Susan, your words resonate with me. I was always an 'A' student at school and disliked collaborating with others who I thought were not up to my academic level....what a terrible attitude I used to have! It has taken me years of online work and years of international travel (that I know I have been privileged to experience) to realise that everyone has something worthwhile to contribute, everyone has their own corner of the market and should be valued, and that everyone together can create a better product than one individual. Now this product may not be the same as one individual may want it....and that's the point, it is NOT a personal outcome it is a collaborative outcome.

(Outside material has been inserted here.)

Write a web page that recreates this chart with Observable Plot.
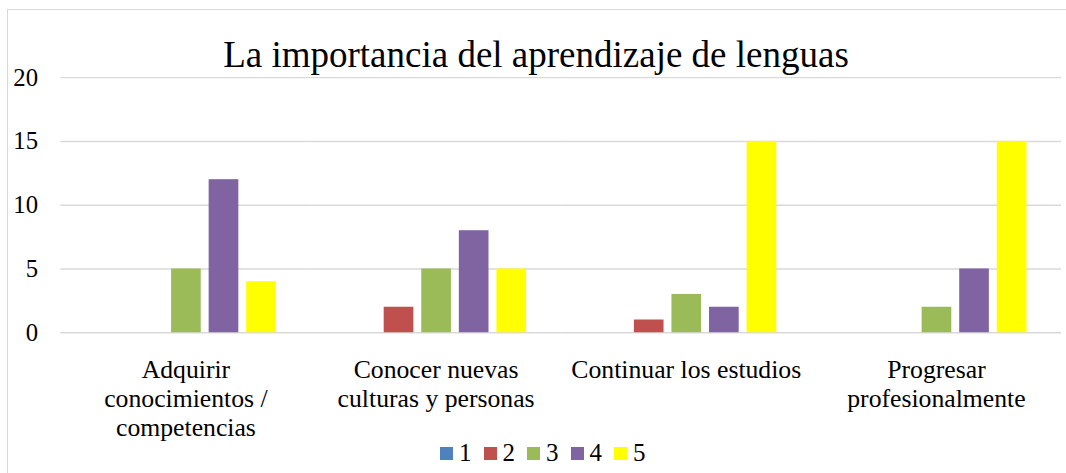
<!DOCTYPE html>
<html>
<head>
<meta charset="utf-8">
<script src="https://cdn.jsdelivr.net/npm/d3@7"></script>
<script src="https://cdn.jsdelivr.net/npm/@observablehq/plot@0.6"></script>
<style>
  html, body { margin: 0; padding: 0; background: #fff; overflow: hidden; width: 1066px; height: 473px; }
  #wrap { position: relative; width: 1066px; height: 473px; font-family: "Liberation Serif", serif; color: #000; }
  #frame { position: absolute; left: 7px; top: 9px; width: 1100px; height: 500px; border: 1px solid #d9d9d9; box-sizing: border-box; }
  #title { position: absolute; left: 0; width: 1072px; top: 33px; text-align: center; font-size: 37px; line-height: 44px; white-space: nowrap; }
  #plot { position: absolute; left: 0; top: 0; }
  #plot svg text { font-family: "Liberation Serif", serif !important; }
  #legend { position: absolute; left: 440px; top: 438px; display: flex; align-items: center; font-size: 25px; line-height: 30px; }
  .item { display: flex; align-items: center; margin-right: 12px; }
  .sw { width: 13px; height: 13px; margin-right: 6px; }
</style>
</head>
<body>
<div id="wrap">
  <div id="frame"></div>
  <div id="plot"></div>
  <div id="title"></div>
  <div id="legend"></div>
</div>
<script>
const titleText = "La importancia del aprendizaje de lenguas";
const categories = ["Adquirir\nconocimientos /\ncompetencias", "Conocer nuevas\nculturas y personas", "Continuar los estudios", "Progresar\nprofesionalmente"];
const series = ["1", "2", "3", "4", "5"];
const s1 = [0, 0, 0, 0];
const s2 = [0, 2, 1, 0];
const s3 = [5, 5, 3, 2];
const s4 = [12, 8, 2, 5];
const s5 = [4, 5, 15, 15];
const colors = ["#4f81bd", "#c0504d", "#9bbb59", "#8064a2", "#ffff00"];
const yTicks = [0, 5, 10, 15, 20];

const allSeries = [s1, s2, s3, s4, s5];
const data = [];
categories.forEach((c, i) => {
  series.forEach((s, j) => data.push({category: c, series: s, value: allSeries[j][i]}));
});

document.getElementById("title").textContent = titleText;

const serif = "'Liberation Serif', serif";
const chart = Plot.plot({
  width: 1078,
  height: 446,
  marginLeft: 61,
  marginRight: 5,
  marginTop: 78,
  marginBottom: 110,
  style: {fontFamily: serif, color: "#000", background: "transparent", overflow: "visible"},
  fx: {domain: categories, padding: 0, axis: null},
  x: {domain: series, paddingInner: 0.22, paddingOuter: 0.885, axis: null},
  y: {domain: [0, 20], axis: null},
  color: {domain: series, range: colors},
  marks: [
    Plot.gridY(yTicks, {stroke: "#d9d9d9", strokeOpacity: 1, strokeWidth: 1.5}),
    Plot.barY(data, {fx: "category", x: "series", y: "value", fill: "series"}),
    Plot.axisY(yTicks, {tickSize: 0, tickPadding: 23, fontSize: 25, fontFamily: serif, label: null}),
    Plot.axisFx({anchor: "bottom", tickSize: 0, tickPadding: 25, fontSize: 26, fontFamily: serif, lineHeight: 1.13, label: null})
  ]
});
document.getElementById("plot").appendChild(chart);

const legend = document.getElementById("legend");
series.forEach((s, j) => {
  const item = document.createElement("div");
  item.className = "item";
  const sw = document.createElement("div");
  sw.className = "sw";
  sw.style.background = colors[j];
  const t = document.createElement("span");
  t.textContent = s;
  item.appendChild(sw);
  item.appendChild(t);
  legend.appendChild(item);
});
</script>
</body>
</html>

This was further emphasized last week at the WISE conference, the most amazing event I have been to for a long time (except for the events Flat Classroom run of course!). I was in a workshop with the topic of innovation: Adoption and Adaption and our table of 10 people were charged with 'How do you focus on what will make the system more responsive', in other words, what strategies can you adopt to effect innovation and have it flourish. Well, as a team of 10 people from about 10 countries (Oman, Peru, India, Canada, Spain, USA, Brazil etc) we each had a different experience and story to tell about innovation and implementing change in different countries. Our list of suggestions was full of unique ideas that we collaborated on to find the best ones to share.

I agree...'stick with the process and the mystery will unfold' Thanks for sharing!